From (54), (55) and (56), it is obtained that the sum of the kVA ratings of the magnetic devices are 3028.192 VA, which is account for 29.26% of load power.

From above theoretical analysis and experimental results, the comprehensive comparison of the 12-pulse rectifier when using delta- and wye-connected autotransformer is listed in Table 1.

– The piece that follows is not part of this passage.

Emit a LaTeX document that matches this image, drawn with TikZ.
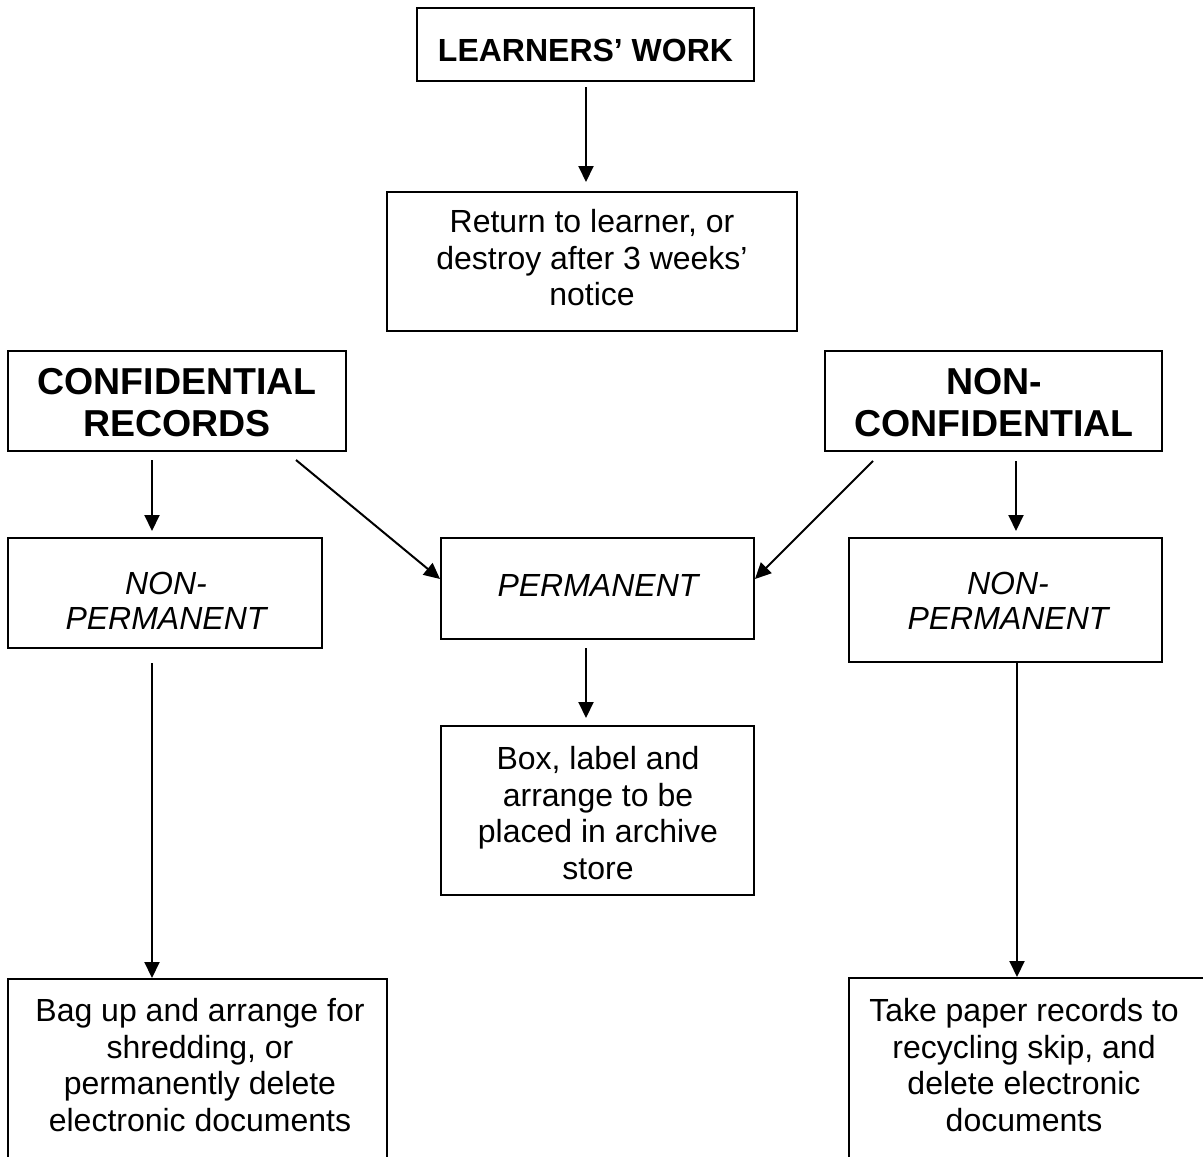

Table 1 Comprehensive comparison of the 12-pulse rectifier using delta- and wye- connected autotransformer

6 Conclusion

This paper compares the two 12-pulse rectifiers using delta-connected autotransformer and wye-connected autotransformer. From the theoretical analysis and experimental results, some conclusions are obtained as follows:

1. 1)

   Both of the input line currents of the two 12-pulse rectifiers contains 12 steps, and both of the load voltage of the two 12-pulse rectifiers contains 12 pulses. Therefore, the two 12-pulse rectifiers are the same power quality.

2. 2)

   Under the same load current, when using the delta-connected autotransformer, the input line current is greater than that of using the wye-connected autotransformer.

3. 3)

   Because of the delta-connected autotransformer and wye-connected autotransformer operating under step-up and step-down condition, respectively, under the same input voltages, the load voltage when using the delta-connected autotransformer is greater than that of using the wye-connected autotransformer.

4. 4)

   Under the same load power, the kVA rating of the delta-connected autotransformer is less than that of the wye-connected autotransformer.

5. 5)

   Under the same input voltages, when using delta-connected autotransformer, the voltages across the ZSBT and IPR are greater than that of using wye-connected autotransformer, respectively.

6. 6)

   Under the load power, when using delta-connected autotransformer, the kVA ratings of the ZSBT and IPR are equal to that of using the wye-connected autotransformer, respectively.

7. 7)

   Under the same load power, when using delta-connected autotransformer, the kVA rating of the magnetic devices is less that of using wye-connected autotransformer.